CG Pre BEd 2026 Exam Day FAQs
Ques. What documents are compulsory to enter the CG Pre BEd 2026 exam hall?
Ans. You must carry a printed CG Pre BEd 2026 admit card with a clearly visible photograph and an original government-issued photo ID such as an Aadhar card, Voter ID, PAN card, or passport. Photocopies of any identity document are not accepted at the gate.
Ques. Is there negative marking in CG Pre BEd 2026?
Ans. CG Pre BEd has generally followed a no-negative-marking pattern, which means you should attempt all 150 questions and leave none blank. Always verify the marking scheme in the official CGVYAPAM notification for your specific exam year, as rules can change.
Ques. How many questions are there in CG Pre BEd 2026 and how long is the exam?
Ans. The CG Pre BEd exam consists of 150 multiple-choice questions worth 1 mark each, to be completed in 3 hours (180 minutes). This works out to an average of approximately 72 seconds per question.
Ques. How early should I reach the CG Pre BEd exam centre?
Ans. Reach your assigned exam centre at least 45–60 minutes before the scheduled start time. CGVYAPAM typically closes gate entry 15–30 minutes before the exam begins. Students who arrive late are not permitted inside the hall.
Ques. Can I correct a mistake on the CG Pre BEd OMR sheet?

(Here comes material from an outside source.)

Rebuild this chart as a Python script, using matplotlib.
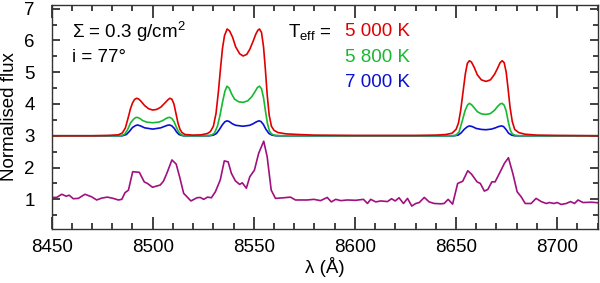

Ans. If a pencil is permitted, you can erase and re-bubble a clean correction. If a ball-point pen is prescribed, corrections on the OMR are generally not possible. To avoid errors, cross-check your question number with your OMR row number every 10 questions rather than bubbling in bulk at the end.
Ques. Which section should I attempt first in CG Pre BEd 2026?
Ans. Start with the section you are most confident in to score early marks and build momentum. Many students find General Knowledge or Teaching Aptitude quicker to attempt. Save the most time-intensive section — typically Reasoning or Subject-Specific content — for after you have cleared easier sections in your first pass.